Canadian authorities searched Mafiaboy's home last weekend and seized computer equipment suspected of being used in the attacks. The teen appeared in youth court on Tuesday and was released on bail under the conditions that he not use a computer without a teacher present and not visit stores that sell computers or related equipment.
Inspector Yves Roussel of the Royal Canadian Mounted Police said other arrests could be made in the continuing investigation, which is being conducted jointly by the Computer Investigation and Support Unit of the RCMP in Montreal, the FBI, the National Infrastructure Protection Center and the U.S. Department of Justice.
Janet Reno, U.S. attorney general, said the arrest "demonstrated our capacity to track down those who would abuse this remarkable technology and track them down wherever they may be."
But Lyle gave the FBI only a 50-50 chance of catching those involved in the first set of attacks because much of the evidence has been lost.
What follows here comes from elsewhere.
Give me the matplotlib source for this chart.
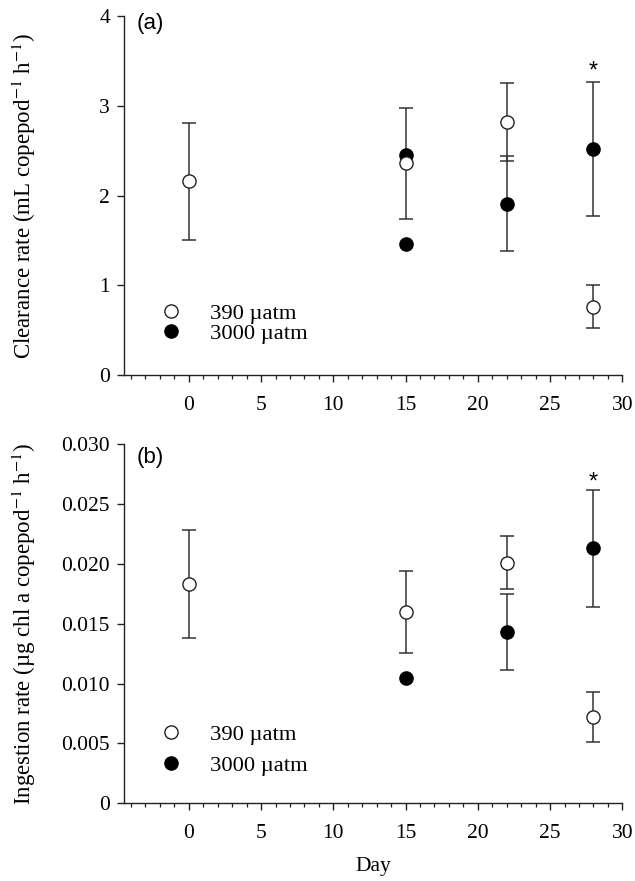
import matplotlib
matplotlib.use("Agg")
import matplotlib.pyplot as plt
from matplotlib.ticker import MultipleLocator
import numpy as np

# values
days_390 = [0, 15, 22, 28]
days_3000 = [15, 15, 22, 28]
clear_390 = [2.16, 2.36, 2.82, 0.76]
clear_390_err = [0.65, 0.62, 0.43, 0.24]
clear_3000 = [2.45, 1.46, 1.91, 2.52]
clear_3000_err = [np.nan, np.nan, 0.53, 0.75]

days_ing_3000 = [15, 22, 28]
ing_390 = [0.0183, 0.0160, 0.0201, 0.0072]
ing_390_err = [0.0045, 0.0034, 0.0022, 0.0021]
ing_3000 = [0.0105, 0.0143, 0.0213]
ing_3000_err = [np.nan, 0.0032, 0.0049]

labels = ["390 \u00b5atm", "3000 \u00b5atm"]

plt.rcParams['font.family'] = ['Liberation Serif', 'DejaVu Serif']
plt.rcParams['mathtext.fontset'] = 'stix'

ecol = '#333333'
fs = 15.5


def panel(ax, x1, y1, e1, x2, y2, e2, star_y, tag, tag_y, leg_y, leg_space):
    ax.errorbar(x2, y2, yerr=e2, fmt='none', ecolor=ecol, elinewidth=1.1,
                capsize=5, capthick=1.1, zorder=1)
    ax.errorbar(x1, y1, yerr=e1, fmt='none', ecolor=ecol, elinewidth=1.1,
                capsize=5, capthick=1.1, zorder=1)
    h2, = ax.plot(x2, y2, 'o', ms=9.5, mfc='black', mec='black', mew=1.0,
                  ls='none', zorder=3)
    h1, = ax.plot(x1, y1, 'o', ms=9.5, mfc='white', mec='#222222', mew=1.0,
                  ls='none', zorder=4)
    ax.text(28, star_y, '*', ha='center', va='center', fontsize=17,
            family='Liberation Sans')
    ax.text(0.026, tag_y, tag, transform=ax.transAxes, ha='left', va='center',
            fontsize=16, family='Liberation Sans')
    ax.legend([h1, h2], labels, loc='center left', bbox_to_anchor=(0.072, leg_y),
              frameon=False, fontsize=16.2, handlelength=1.0, handletextpad=1.25,
              borderpad=0, borderaxespad=0, labelspacing=leg_space)
    ax.set_xlim(-4.5, 30)
    ax.xaxis.set_major_locator(MultipleLocator(5))
    ax.xaxis.set_minor_locator(MultipleLocator(1))
    ax.spines['top'].set_visible(False)
    ax.spines['right'].set_visible(False)
    for s in ['left', 'bottom']:
        ax.spines[s].set_color('#222222')
        ax.spines[s].set_linewidth(1.0)
    ax.tick_params(which='major', direction='out', length=5, width=1.0,
                   labelsize=fs, colors='#222222', labelcolor='black')
    ax.tick_params(axis='x', which='major', pad=10)
    ax.tick_params(axis='y', which='major', pad=5)
    ax.tick_params(which='minor', direction='out', length=3, width=0.9,
                   colors='#222222')
    ax.tick_params(axis='y', which='minor', left=False)
    ax.yaxis.set_label_coords(-0.172, 0.5)


fig = plt.figure(figsize=(6.35, 8.81), dpi=100)
ax1 = fig.add_axes([0.195, 0.5743, 0.785, 0.4075])
ax2 = fig.add_axes([0.195, 0.0882, 0.785, 0.4075])

panel(ax1, days_390, clear_390, clear_390_err, days_3000, clear_3000,
      clear_3000_err, 3.38, '(a)', 0.98, 0.143, -0.05)
ax1.set_ylim(0, 4)
ax1.yaxis.set_major_locator(MultipleLocator(1))
ax1.set_ylabel("Clearance rate (mL copepod$^{-1}$ h$^{-1}$)", fontsize=16.5)

panel(ax2, days_390, ing_390, ing_390_err, days_ing_3000, ing_3000,
      ing_3000_err, 0.0268, '(b)', 0.962, 0.148, 0.45)
ax2.set_ylim(0, 0.030)
ax2.set_yticks(np.arange(0, 0.0301, 0.005))
ax2.set_yticklabels(['0', '0.005', '0.010', '0.015', '0.020', '0.025', '0.030'])
ax2.set_ylabel("Ingestion rate (\u00b5g chl a copepod$^{-1}$ h$^{-1}$)",
               fontsize=16.5)
ax2.set_xlabel("Day", fontsize=fs, labelpad=10)

fig.savefig("out.png", dpi=100)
He noted that if an Internet service provider or a company mobilizes quickly during an attack, traffic flow statistics and other crucial data can be captured by routers to build a data trail.
"It seems that mobilization didn't happen on the first day of the attack," said Lyle. "The individual service providers took corrective actions themselves, but there wasn't the widespread cooperation necessary to preserve evidence and get data on what was actually happening."